Este esporádico turismo que beneficia diretamente alguns moradores, indiretamente também beneficia a floresta, uma vez que a presença de turistas na mata expõe as práticas clandestinas de caça e captura de animais silvestres, extração de madeira e, principalmente, do palmito da Juçara.
Terra sem males
Um último aspecto que chamou nossa atenção em Saibadela foi a presença da aldeia Peguao’ty, de etnia Guarani M’Byá, estabelecida no interior do Intervales, que após uma década se defendendo em uma batalha judicial iniciada pelo governo do estado, teve sua permanência garantida pela justiça, sendo posteriormente reconhecida pela FUNAI.
A ação encampada pelo governo exigindo a reintegração de posse e despejo das famílias da aldeia, teve início logo após a ocupação da área, em 2001. Vindos da aldeia Sapucaí, localizada em Angra dos Reis, seus integrantes migraram em busca de terras mais férteis e propícias para plantações das culturas tradicionais, como o milho e a mandioca.

Apesar de ser uma ocupação recente, esta não é a primeira, pois há registros arqueológicos que comprovam a presença de ocupações anteriores.
Na cosmogonia Guarani, a busca pela yvy marãey, ou terra sem males, é um dos principais motivadores dos constantes deslocamentos populacionais, que ocorrem desde tempos imemoriais até hoje.

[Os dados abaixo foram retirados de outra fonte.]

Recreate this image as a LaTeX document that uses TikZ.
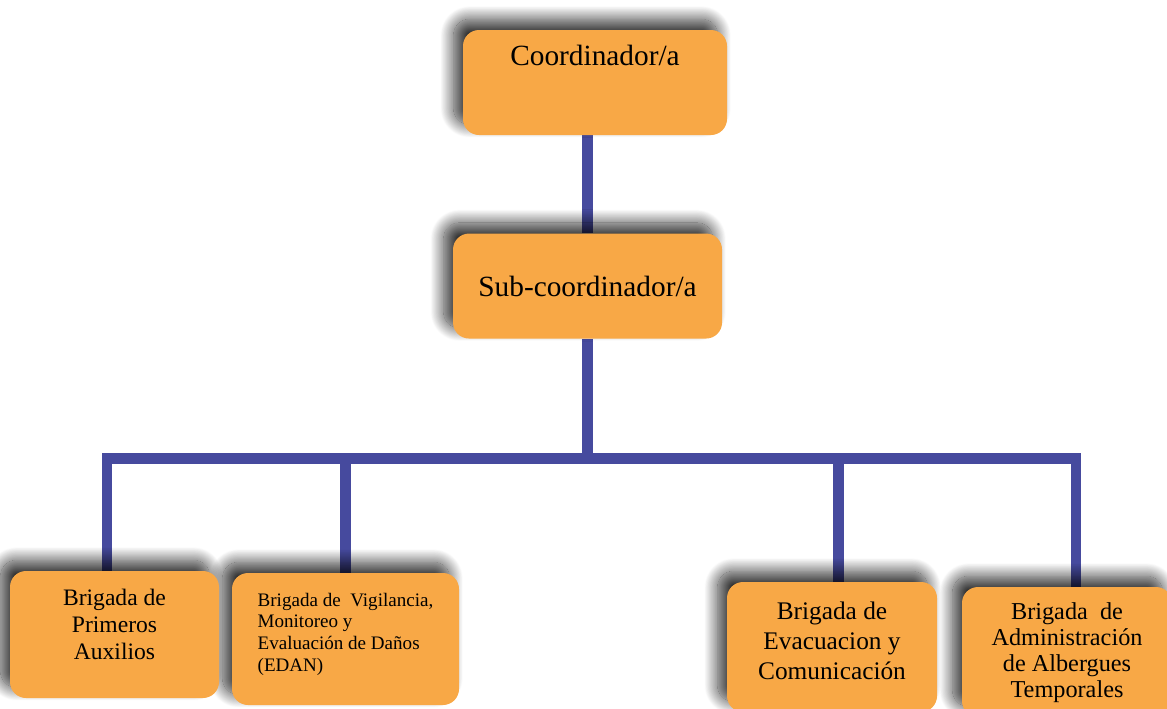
\documentclass[tikz,border=0pt]{standalone}
\usepackage{fontspec}
\setmainfont{Liberation Serif}
\usetikzlibrary{positioning,shadows.blur,backgrounds}
\definecolor{boxorange}{RGB}{248,168,70}
\definecolor{linkblue}{RGB}{70,74,158}
\begin{document}
\begin{tikzpicture}[x=0.75pt,y=-0.75pt,
unit/.style={
rectangle,
fill=boxorange,
rounded corners=12pt,
blur shadow={shadow xshift=-7pt,shadow yshift=8pt,shadow blur radius=10pt,shadow blur steps=24,shadow opacity=80}
},
link/.style={
draw=linkblue,
line width=8pt
},
caption/.style={
inner sep=0pt,
align=center
},
]
\useasboundingbox (0,0) rectangle (1167,708);

\node (coord) [unit, minimum width=198pt, minimum height=78.75pt] at (595,82.5) {};
\node (coordtxt) [caption, below=11pt of coord.north, font=\fontsize{22}{26}\selectfont] {Coordinador/a};
\node (sub) [unit, below=73.5pt of coord, xshift=-5.6pt, minimum width=201.75pt, minimum height=78.75pt,
  font=\fontsize{22}{26}\selectfont] {Sub-coordinador/a};

% right to left, so that no shadow falls on a box
\node (alb) [unit, minimum width=157.5pt, minimum height=97.5pt] at (1067,652) {};
\node (albtxt) [caption, below=12pt of alb.north, font=\fontsize{18.2}{19.5}\selectfont] {Brigada~ de\\Administración\\de Albergues\\Temporales};
\node (evac) [unit, minimum width=157.5pt, minimum height=97.5pt] at (832,647) {};
\node (evactxt) [caption, below=15pt of evac.north, font=\fontsize{19}{22.5}\selectfont] {Brigada de\\Evacuacion y\\Comunicación};
\node (edan) [unit, minimum width=170.25pt, minimum height=99pt] at (345.5,639) {};
\node (edantxt) [caption, align=left, below=15pt of edan.north, font=\fontsize{14.3}{16.3}\selectfont]
  {Brigada de~ Vigilancia,\\Monitoreo y\\Evaluación de Daños\\(EDAN)};
\node (aux) [unit, minimum width=156.75pt, minimum height=95.25pt] at (114.5,634.5) {};
\node (auxtxt) [caption, below=13.5pt of aux.north, font=\fontsize{17.7}{20.3}\selectfont] {Brigada de\\Primeros\\Auxilios};

\begin{scope}[on background layer]
\draw[link] (sub.north) -- (sub.north |- coord.south);
\draw[link] (sub.south) -- ++(0,120) coordinate (hub);
\draw[link] ([xshift=-5.6pt]aux.north) |- (hub) -| ([xshift=6.75pt]alb.north);
\draw[link] (edan.north) |- (hub);
\draw[link] ([xshift=4.9pt]evac.north) |- (hub);
\end{scope}
\end{tikzpicture}
\end{document}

O território ocupado antes da invasão portuguesa também continua similar, mantido pelos descendentes que procuram sinais das ocupações ancestrais.
Portanto, não é por acaso que a aldeia foi implantada em Saibadela, pois há poucos locais que ainda apresentam florestas primitivas nos remanescentes da Mata Atlântica.
Também não é por acaso nosso interesse por esta comunidade.
Saibadela nos atraiu ao apresentar relações entre aspectos ambientais, culturais, econômicos e sociais de forma tão singular, mas foi a receptividade de seus moradores que nos cativou. Estamos ansiosos para os desdobramentos de nossos primeiros contatos com este lugar especial, que evidentemente não está livre de males, mas possui um potencial de desenvolvimento gigantesco.